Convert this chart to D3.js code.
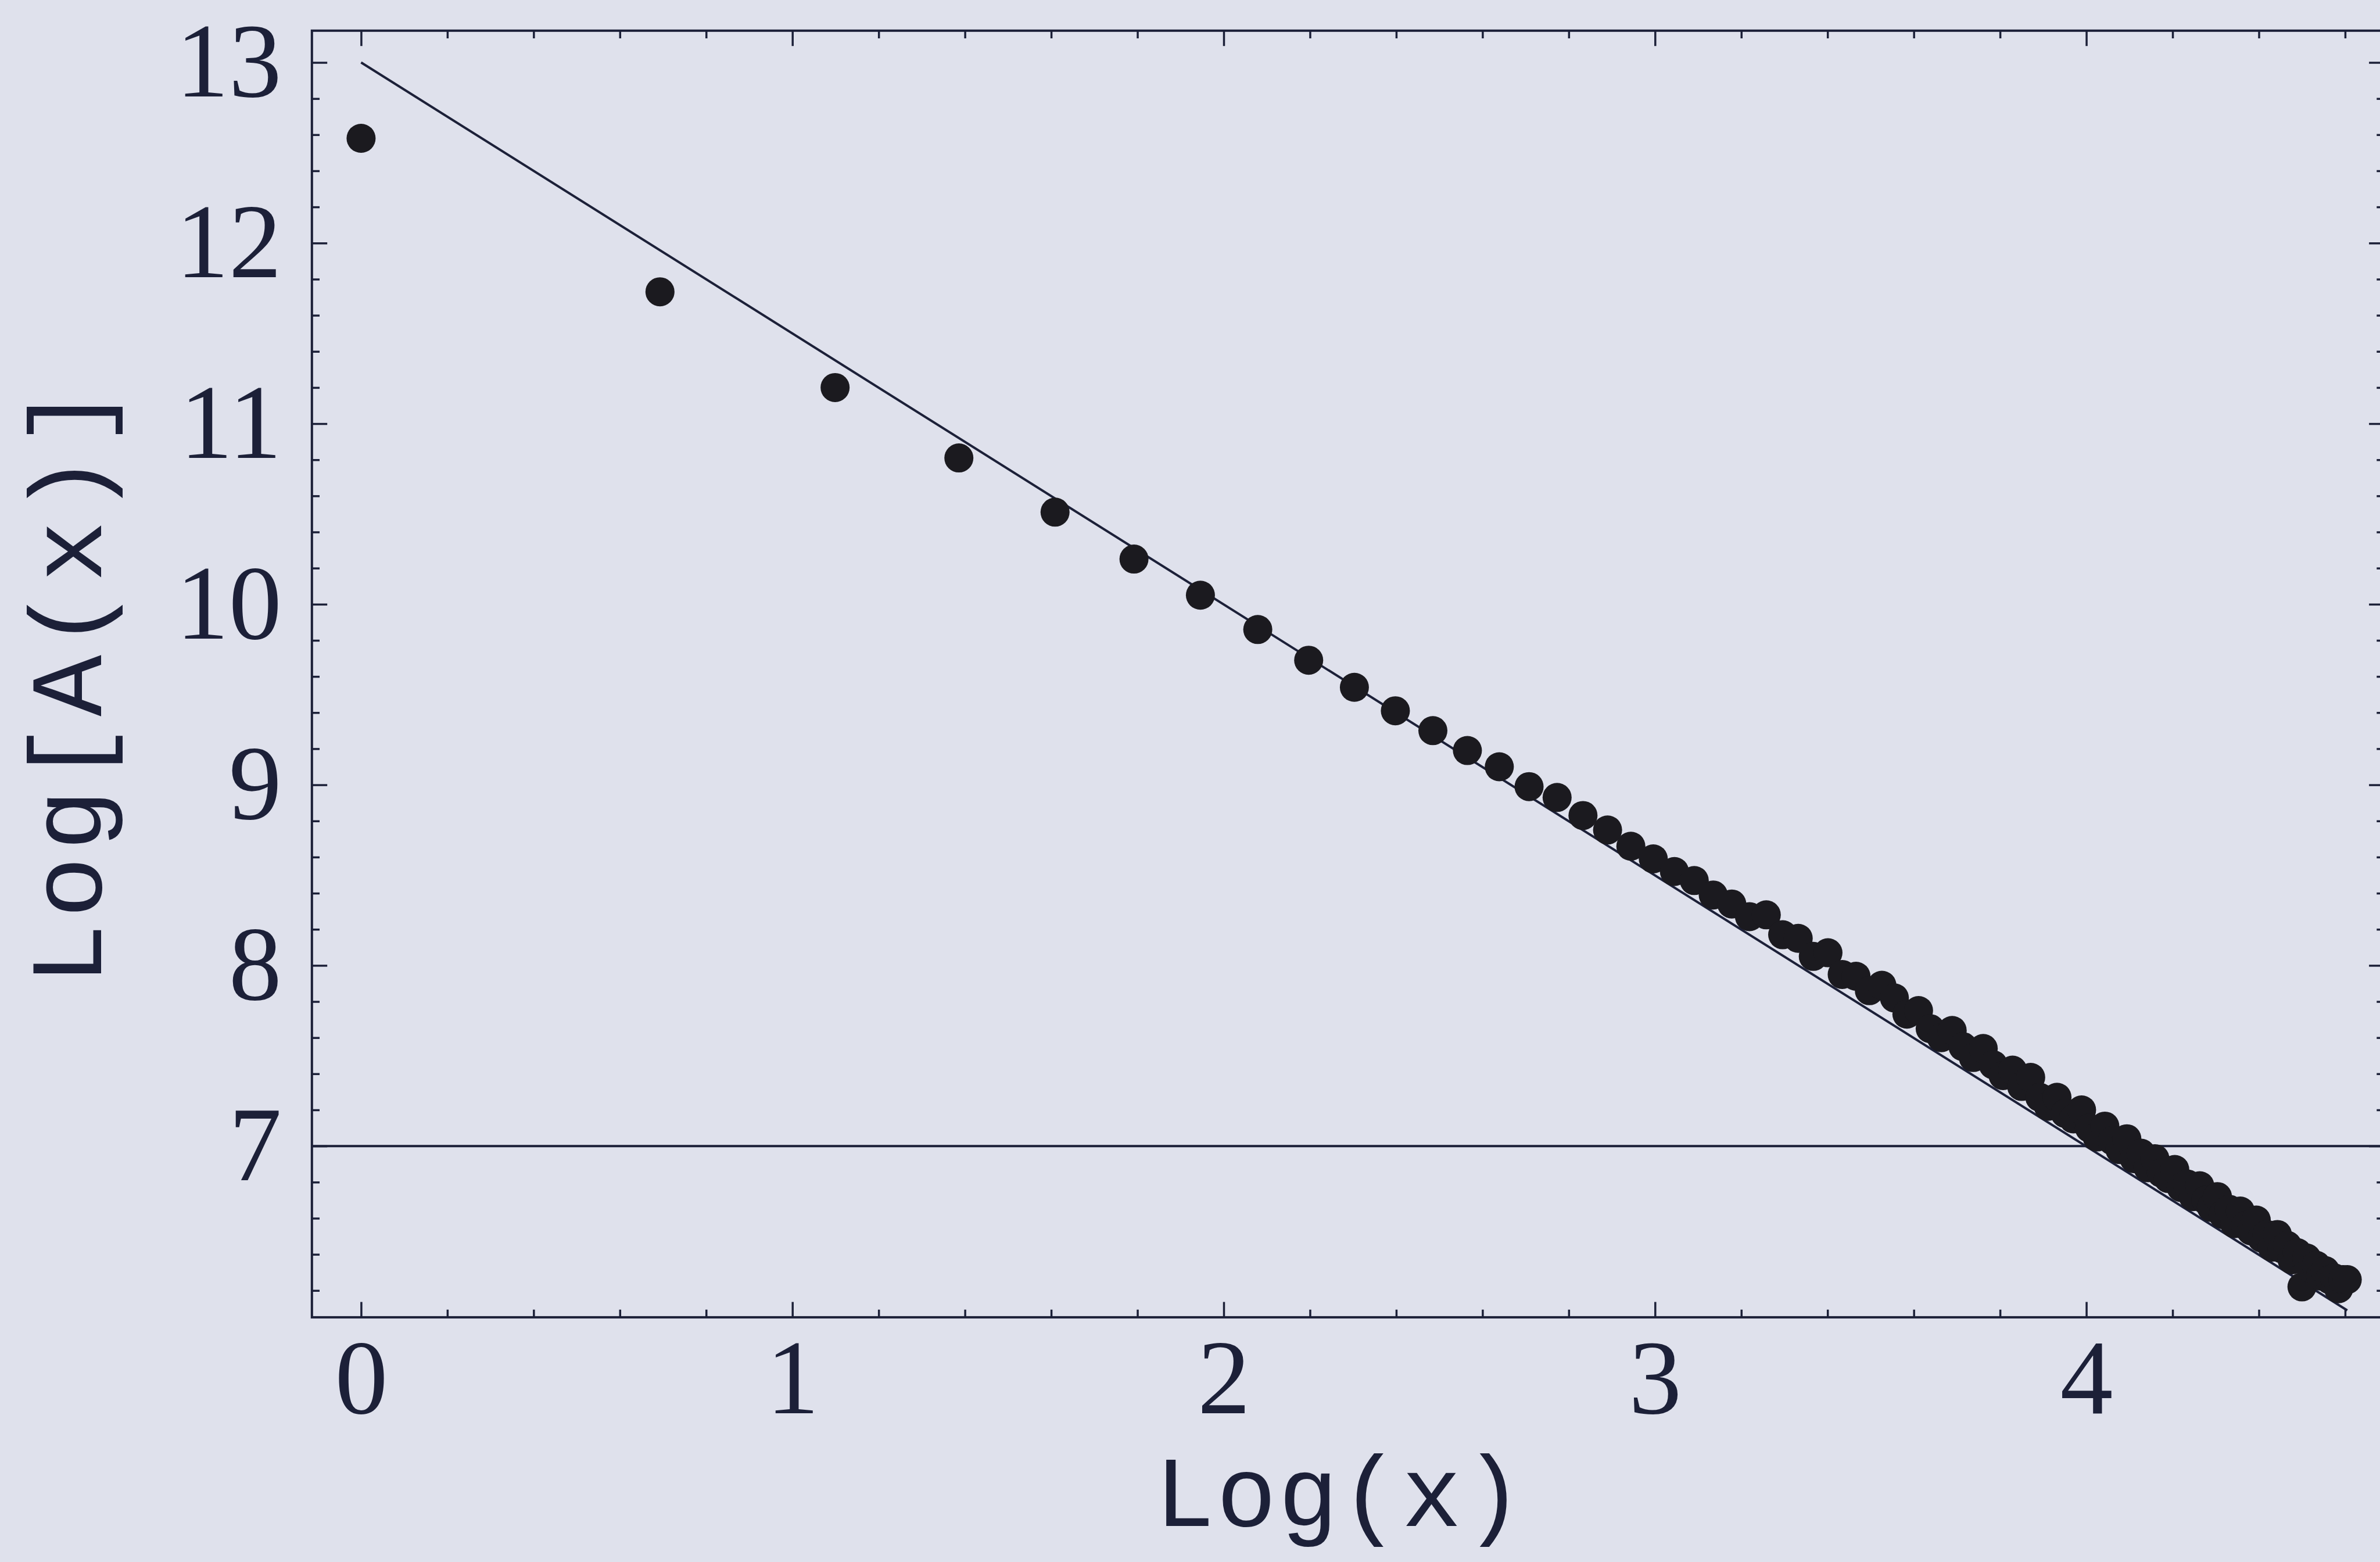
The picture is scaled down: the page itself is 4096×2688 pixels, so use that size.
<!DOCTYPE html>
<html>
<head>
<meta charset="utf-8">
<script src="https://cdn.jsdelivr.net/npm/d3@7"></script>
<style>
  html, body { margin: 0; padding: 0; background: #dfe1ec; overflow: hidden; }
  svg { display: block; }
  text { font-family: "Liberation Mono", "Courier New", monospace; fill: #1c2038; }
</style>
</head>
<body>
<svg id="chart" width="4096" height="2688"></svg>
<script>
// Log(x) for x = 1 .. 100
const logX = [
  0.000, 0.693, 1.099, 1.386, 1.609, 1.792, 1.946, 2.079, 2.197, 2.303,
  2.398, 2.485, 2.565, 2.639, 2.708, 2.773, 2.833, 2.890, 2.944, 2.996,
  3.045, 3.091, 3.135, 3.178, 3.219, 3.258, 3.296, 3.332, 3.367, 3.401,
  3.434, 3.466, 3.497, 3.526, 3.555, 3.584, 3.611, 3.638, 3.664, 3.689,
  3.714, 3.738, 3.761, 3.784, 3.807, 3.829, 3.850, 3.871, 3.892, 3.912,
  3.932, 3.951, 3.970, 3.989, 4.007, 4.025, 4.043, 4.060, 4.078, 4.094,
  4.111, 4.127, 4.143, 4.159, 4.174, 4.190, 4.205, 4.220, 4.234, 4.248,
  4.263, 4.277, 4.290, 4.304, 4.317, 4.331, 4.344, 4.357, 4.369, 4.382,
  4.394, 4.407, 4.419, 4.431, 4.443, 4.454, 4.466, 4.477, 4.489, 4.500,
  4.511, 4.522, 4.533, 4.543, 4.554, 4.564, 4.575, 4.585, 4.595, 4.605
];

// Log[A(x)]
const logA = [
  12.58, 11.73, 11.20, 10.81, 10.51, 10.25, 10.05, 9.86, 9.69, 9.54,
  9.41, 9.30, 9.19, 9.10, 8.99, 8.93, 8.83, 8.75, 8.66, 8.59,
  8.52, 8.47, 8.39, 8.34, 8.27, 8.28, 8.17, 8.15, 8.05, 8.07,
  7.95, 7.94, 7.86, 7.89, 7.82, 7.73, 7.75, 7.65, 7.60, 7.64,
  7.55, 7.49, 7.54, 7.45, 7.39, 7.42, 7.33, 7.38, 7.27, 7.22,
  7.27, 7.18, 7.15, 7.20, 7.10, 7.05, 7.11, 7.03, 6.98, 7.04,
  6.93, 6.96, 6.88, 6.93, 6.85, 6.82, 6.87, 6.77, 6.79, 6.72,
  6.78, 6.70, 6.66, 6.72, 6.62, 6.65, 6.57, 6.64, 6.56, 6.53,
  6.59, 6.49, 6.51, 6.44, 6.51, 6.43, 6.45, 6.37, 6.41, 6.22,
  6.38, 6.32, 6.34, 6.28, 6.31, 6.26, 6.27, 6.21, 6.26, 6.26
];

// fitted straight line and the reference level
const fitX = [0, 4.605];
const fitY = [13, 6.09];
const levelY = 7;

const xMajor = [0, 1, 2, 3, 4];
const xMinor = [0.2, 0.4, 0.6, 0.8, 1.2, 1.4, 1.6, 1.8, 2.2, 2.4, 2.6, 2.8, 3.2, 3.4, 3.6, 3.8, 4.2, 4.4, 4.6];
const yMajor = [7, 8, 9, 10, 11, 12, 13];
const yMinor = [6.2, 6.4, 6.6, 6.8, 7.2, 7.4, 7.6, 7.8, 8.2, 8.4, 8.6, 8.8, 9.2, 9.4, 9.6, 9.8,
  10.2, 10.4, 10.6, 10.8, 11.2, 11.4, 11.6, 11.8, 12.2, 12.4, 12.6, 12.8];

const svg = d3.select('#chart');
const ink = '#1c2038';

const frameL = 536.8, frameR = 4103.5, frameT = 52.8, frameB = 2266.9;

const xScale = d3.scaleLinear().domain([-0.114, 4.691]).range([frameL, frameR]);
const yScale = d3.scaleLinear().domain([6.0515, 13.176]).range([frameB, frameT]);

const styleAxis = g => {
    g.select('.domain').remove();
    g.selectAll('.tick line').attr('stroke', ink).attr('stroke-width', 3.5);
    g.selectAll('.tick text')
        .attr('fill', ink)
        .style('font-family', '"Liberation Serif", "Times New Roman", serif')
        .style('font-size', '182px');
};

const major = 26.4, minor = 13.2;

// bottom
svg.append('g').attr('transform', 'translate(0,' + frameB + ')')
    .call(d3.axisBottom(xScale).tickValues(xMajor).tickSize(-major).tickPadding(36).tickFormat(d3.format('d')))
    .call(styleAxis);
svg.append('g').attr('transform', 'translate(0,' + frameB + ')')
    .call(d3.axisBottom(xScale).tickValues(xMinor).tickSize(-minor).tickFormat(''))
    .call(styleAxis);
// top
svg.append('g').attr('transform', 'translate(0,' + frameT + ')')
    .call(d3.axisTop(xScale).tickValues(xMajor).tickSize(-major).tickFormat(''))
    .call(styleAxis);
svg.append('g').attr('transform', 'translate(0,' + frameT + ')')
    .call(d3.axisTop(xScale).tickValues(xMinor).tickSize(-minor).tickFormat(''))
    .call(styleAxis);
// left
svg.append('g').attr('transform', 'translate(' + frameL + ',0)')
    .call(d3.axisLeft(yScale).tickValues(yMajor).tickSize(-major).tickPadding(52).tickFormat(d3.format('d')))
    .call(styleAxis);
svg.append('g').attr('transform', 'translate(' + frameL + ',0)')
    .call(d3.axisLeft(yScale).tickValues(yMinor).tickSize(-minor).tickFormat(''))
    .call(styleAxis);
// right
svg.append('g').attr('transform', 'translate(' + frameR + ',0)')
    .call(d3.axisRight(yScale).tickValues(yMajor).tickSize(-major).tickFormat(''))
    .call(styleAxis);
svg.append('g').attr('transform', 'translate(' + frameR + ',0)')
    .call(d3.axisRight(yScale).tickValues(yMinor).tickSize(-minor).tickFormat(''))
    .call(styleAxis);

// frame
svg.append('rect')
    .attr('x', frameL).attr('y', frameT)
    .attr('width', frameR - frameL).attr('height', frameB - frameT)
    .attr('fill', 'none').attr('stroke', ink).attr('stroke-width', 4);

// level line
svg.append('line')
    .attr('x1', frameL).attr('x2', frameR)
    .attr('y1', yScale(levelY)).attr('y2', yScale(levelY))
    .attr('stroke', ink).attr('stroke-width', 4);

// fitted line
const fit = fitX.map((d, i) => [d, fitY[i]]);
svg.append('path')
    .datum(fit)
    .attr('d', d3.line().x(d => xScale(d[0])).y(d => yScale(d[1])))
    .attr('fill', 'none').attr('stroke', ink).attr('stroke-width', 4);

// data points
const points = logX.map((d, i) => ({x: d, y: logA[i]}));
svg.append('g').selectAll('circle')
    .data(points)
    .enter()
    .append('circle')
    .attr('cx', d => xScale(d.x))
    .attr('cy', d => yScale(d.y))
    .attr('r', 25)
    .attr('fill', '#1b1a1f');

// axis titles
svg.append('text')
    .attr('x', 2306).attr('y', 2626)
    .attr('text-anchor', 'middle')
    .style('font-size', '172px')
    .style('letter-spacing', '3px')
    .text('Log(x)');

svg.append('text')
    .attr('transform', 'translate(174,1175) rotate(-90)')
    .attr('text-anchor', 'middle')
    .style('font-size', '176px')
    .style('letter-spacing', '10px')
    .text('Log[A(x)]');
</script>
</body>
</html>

━━━━━━━━━━━━━━━━━━━━━━━━━━━━━━

§ **Exercise description**
With all pictures left out, please transcribe exactly the lines from the start of the material through the line with "const levelY = 7;".

§ **Solution for this task**
Convert this chart to D3.js code.
The picture is scaled down: the page itself is 4096×2688 pixels, so use that size.
<!DOCTYPE html>
<html>
<head>
<meta charset="utf-8">
<script src="https://cdn.jsdelivr.net/npm/d3@7"></script>
<style>
  html, body { margin: 0; padding: 0; background: #dfe1ec; overflow: hidden; }
  svg { display: block; }
  text { font-family: "Liberation Mono", "Courier New", monospace; fill: #1c2038; }
</style>
</head>
<body>
<svg id="chart" width="4096" height="2688"></svg>
<script>
// Log(x) for x = 1 .. 100
const logX = [
  0.000, 0.693, 1.099, 1.386, 1.609, 1.792, 1.946, 2.079, 2.197, 2.303,
  2.398, 2.485, 2.565, 2.639, 2.708, 2.773, 2.833, 2.890, 2.944, 2.996,
  3.045, 3.091, 3.135, 3.178, 3.219, 3.258, 3.296, 3.332, 3.367, 3.401,
  3.434, 3.466, 3.497, 3.526, 3.555, 3.584, 3.611, 3.638, 3.664, 3.689,
  3.714, 3.738, 3.761, 3.784, 3.807, 3.829, 3.850, 3.871, 3.892, 3.912,
  3.932, 3.951, 3.970, 3.989, 4.007, 4.025, 4.043, 4.060, 4.078, 4.094,
  4.111, 4.127, 4.143, 4.159, 4.174, 4.190, 4.205, 4.220, 4.234, 4.248,
  4.263, 4.277, 4.290, 4.304, 4.317, 4.331, 4.344, 4.357, 4.369, 4.382,
  4.394, 4.407, 4.419, 4.431, 4.443, 4.454, 4.466, 4.477, 4.489, 4.500,
  4.511, 4.522, 4.533, 4.543, 4.554, 4.564, 4.575, 4.585, 4.595, 4.605
];

// Log[A(x)]
const logA = [
  12.58, 11.73, 11.20, 10.81, 10.51, 10.25, 10.05, 9.86, 9.69, 9.54,
  9.41, 9.30, 9.19, 9.10, 8.99, 8.93, 8.83, 8.75, 8.66, 8.59,
  8.52, 8.47, 8.39, 8.34, 8.27, 8.28, 8.17, 8.15, 8.05, 8.07,
  7.95, 7.94, 7.86, 7.89, 7.82, 7.73, 7.75, 7.65, 7.60, 7.64,
  7.55, 7.49, 7.54, 7.45, 7.39, 7.42, 7.33, 7.38, 7.27, 7.22,
  7.27, 7.18, 7.15, 7.20, 7.10, 7.05, 7.11, 7.03, 6.98, 7.04,
  6.93, 6.96, 6.88, 6.93, 6.85, 6.82, 6.87, 6.77, 6.79, 6.72,
  6.78, 6.70, 6.66, 6.72, 6.62, 6.65, 6.57, 6.64, 6.56, 6.53,
  6.59, 6.49, 6.51, 6.44, 6.51, 6.43, 6.45, 6.37, 6.41, 6.22,
  6.38, 6.32, 6.34, 6.28, 6.31, 6.26, 6.27, 6.21, 6.26, 6.26
];

// fitted straight line and the reference level
const fitX = [0, 4.605];
const fitY = [13, 6.09];
const levelY = 7;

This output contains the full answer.